— BEGIN —
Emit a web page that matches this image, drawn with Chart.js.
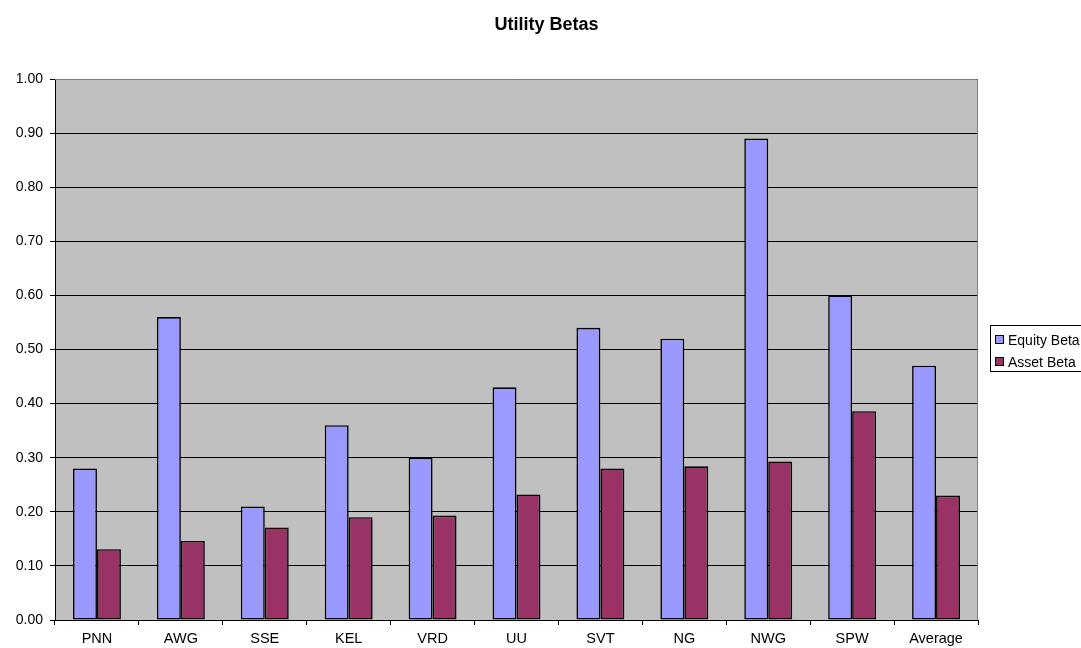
<!DOCTYPE html>
<html>
<head>
<meta charset="utf-8">
<script src="https://cdn.jsdelivr.net/npm/chart.js@4.4.1/dist/chart.umd.min.js"></script>
<style>
html,body{margin:0;padding:0;background:#fff;}
#wrap{width:1081px;height:648px;}
</style>
</head>
<body>
<div id="wrap"><canvas id="c" width="1081" height="648"></canvas></div>
<script>
const chartTitle = "Utility Betas";
const categories = ["PNN","AWG","SSE","KEL","VRD","UU","SVT","NG","NWG","SPW","Average"];
const equityBeta = [0.28,0.56,0.21,0.36,0.30,0.43,0.54,0.52,0.89,0.60,0.47];
const assetBeta  = [0.131,0.146,0.171,0.19,0.193,0.232,0.28,0.284,0.293,0.386,0.23];
const seriesNames = ["Equity Beta","Asset Beta"];
const seriesColors = ["#9999FF","#993366"];

const FONT = "'Liberation Sans', Arial, sans-serif";

const decor = {
  id: 'decor',
  beforeDraw(chart) {
    const {ctx, chartArea:a} = chart;
    ctx.save();
    ctx.fillStyle = '#C0C0C0';
    ctx.fillRect(a.left, a.top, a.right - a.left, a.bottom - a.top);
    ctx.restore();
  },
  afterDatasetsDraw(chart) {
    const {ctx, chartArea:a} = chart;
    ctx.save();
    ctx.strokeStyle = '#808080';
    ctx.lineWidth = 1;
    ctx.beginPath();
    ctx.moveTo(a.left, a.top + 0.5);
    ctx.lineTo(a.right - 0.5, a.top + 0.5);
    ctx.lineTo(a.right - 0.5, a.bottom);
    ctx.stroke();
    ctx.restore();
  },
  afterDraw(chart) {
    const ctx = chart.ctx;
    ctx.save();
    // title
    ctx.fillStyle = '#000';
    ctx.font = "bold 18px " + FONT;
    ctx.textAlign = 'center';
    ctx.textBaseline = 'middle';
    ctx.fillText(chartTitle, 546.5, 25);
    // legend
    ctx.fillStyle = '#fff';
    ctx.fillRect(990.5, 325.5, 100, 46);
    ctx.strokeStyle = '#000';
    ctx.lineWidth = 1;
    ctx.strokeRect(990.5, 325.5, 100, 46);
    ctx.font = "14px " + FONT;
    ctx.textAlign = 'left';
    const ys = [340, 362];
    for (let i = 0; i < seriesNames.length; i++) {
      ctx.fillStyle = seriesColors[i];
      ctx.fillRect(995.5, ys[i] - 4.5, 8, 8);
      ctx.strokeStyle = '#000';
      ctx.strokeRect(995.5, ys[i] - 4.5, 8, 8);
      ctx.fillStyle = '#000';
      ctx.fillText(seriesNames[i], 1008, ys[i] + 1);
    }
    ctx.restore();
  }
};

new Chart(document.getElementById('c'), {
  type: 'bar',
  data: {
    labels: categories,
    datasets: [
      {label: seriesNames[0], data: equityBeta, backgroundColor: seriesColors[0], borderColor: '#000', borderWidth: 1.6, borderSkipped: false},
      {label: seriesNames[1], data: assetBeta, backgroundColor: seriesColors[1], borderColor: '#000', borderWidth: 1.6, borderSkipped: false}
    ]
  },
  options: {
    responsive: false,
    animation: false,
    devicePixelRatio: 1,
    categoryPercentage: 0.571,
    barPercentage: 1.0,
    layout: {padding: {left: 0, right: 103, top: 79, bottom: 0}},
    plugins: {
      legend: {display: false},
      title: {display: false},
      tooltip: {enabled: false}
    },
    scales: {
      x: {
        grid: {display: true, drawOnChartArea: false, drawTicks: true, tickLength: 5, color: '#000', offset: true},
        border: {display: true, color: '#000', width: 1},
        ticks: {color: '#000', font: {family: FONT, size: 14.5}, padding: 5, maxRotation: 0, autoSkip: false},
        afterFit(s) { s.height = 28; }
      },
      y: {
        min: 0, max: 1,
        grid: {color: '#000', lineWidth: 1, tickLength: 5, drawTicks: true},
        border: {display: true, color: '#000', width: 1},
        ticks: {stepSize: 0.1, color: '#000', font: {family: FONT, size: 14}, padding: 7,
          callback: v => Number(v).toFixed(2)},
        afterFit(s) { s.width = 55; }
      }
    }
  },
  plugins: [decor]
});
</script>
</body>
</html>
— END —
** Problem description **
Go through the listing above and quote it exactly, apart from its images.

** Result for this task **
Emit a web page that matches this image, drawn with Chart.js.
<!DOCTYPE html>
<html>
<head>
<meta charset="utf-8">
<script src="https://cdn.jsdelivr.net/npm/chart.js@4.4.1/dist/chart.umd.min.js"></script>
<style>
html,body{margin:0;padding:0;background:#fff;}
#wrap{width:1081px;height:648px;}
</style>
</head>
<body>
<div id="wrap"><canvas id="c" width="1081" height="648"></canvas></div>
<script>
const chartTitle = "Utility Betas";
const categories = ["PNN","AWG","SSE","KEL","VRD","UU","SVT","NG","NWG","SPW","Average"];
const equityBeta = [0.28,0.56,0.21,0.36,0.30,0.43,0.54,0.52,0.89,0.60,0.47];
const assetBeta  = [0.131,0.146,0.171,0.19,0.193,0.232,0.28,0.284,0.293,0.386,0.23];
const seriesNames = ["Equity Beta","Asset Beta"];
const seriesColors = ["#9999FF","#993366"];

const FONT = "'Liberation Sans', Arial, sans-serif";

const decor = {
  id: 'decor',
  beforeDraw(chart) {
    const {ctx, chartArea:a} = chart;
    ctx.save();
    ctx.fillStyle = '#C0C0C0';
    ctx.fillRect(a.left, a.top, a.right - a.left, a.bottom - a.top);
    ctx.restore();
  },
  afterDatasetsDraw(chart) {
    const {ctx, chartArea:a} = chart;
    ctx.save();
    ctx.strokeStyle = '#808080';
    ctx.lineWidth = 1;
    ctx.beginPath();
    ctx.moveTo(a.left, a.top + 0.5);
    ctx.lineTo(a.right - 0.5, a.top + 0.5);
    ctx.lineTo(a.right - 0.5, a.bottom);
    ctx.stroke();
    ctx.restore();
  },
  afterDraw(chart) {
    const ctx = chart.ctx;
    ctx.save();
    // title
    ctx.fillStyle = '#000';
    ctx.font = "bold 18px " + FONT;
    ctx.textAlign = 'center';
    ctx.textBaseline = 'middle';
    ctx.fillText(chartTitle, 546.5, 25);
    // legend
    ctx.fillStyle = '#fff';
    ctx.fillRect(990.5, 325.5, 100, 46);
    ctx.strokeStyle = '#000';
    ctx.lineWidth = 1;
    ctx.strokeRect(990.5, 325.5, 100, 46);
    ctx.font = "14px " + FONT;
    ctx.textAlign = 'left';
    const ys = [340, 362];
    for (let i = 0; i < seriesNames.length; i++) {
      ctx.fillStyle = seriesColors[i];
      ctx.fillRect(995.5, ys[i] - 4.5, 8, 8);
      ctx.strokeStyle = '#000';
      ctx.strokeRect(995.5, ys[i] - 4.5, 8, 8);
      ctx.fillStyle = '#000';
      ctx.fillText(seriesNames[i], 1008, ys[i] + 1);
    }
    ctx.restore();
  }
};

new Chart(document.getElementById('c'), {
  type: 'bar',
  data: {
    labels: categories,
    datasets: [
      {label: seriesNames[0], data: equityBeta, backgroundColor: seriesColors[0], borderColor: '#000', borderWidth: 1.6, borderSkipped: false},
      {label: seriesNames[1], data: assetBeta, backgroundColor: seriesColors[1], borderColor: '#000', borderWidth: 1.6, borderSkipped: false}
    ]
  },
  options: {
    responsive: false,
    animation: false,
    devicePixelRatio: 1,
    categoryPercentage: 0.571,
    barPercentage: 1.0,
    layout: {padding: {left: 0, right: 103, top: 79, bottom: 0}},
    plugins: {
      legend: {display: false},
      title: {display: false},
      tooltip: {enabled: false}
    },
    scales: {
      x: {
        grid: {display: true, drawOnChartArea: false, drawTicks: true, tickLength: 5, color: '#000', offset: true},
        border: {display: true, color: '#000', width: 1},
        ticks: {color: '#000', font: {family: FONT, size: 14.5}, padding: 5, maxRotation: 0, autoSkip: false},
        afterFit(s) { s.height = 28; }
      },
      y: {
        min: 0, max: 1,
        grid: {color: '#000', lineWidth: 1, tickLength: 5, drawTicks: true},
        border: {display: true, color: '#000', width: 1},
        ticks: {stepSize: 0.1, color: '#000', font: {family: FONT, size: 14}, padding: 7,
          callback: v => Number(v).toFixed(2)},
        afterFit(s) { s.width = 55; }
      }
    }
  },
  plugins: [decor]
});
</script>
</body>
</html>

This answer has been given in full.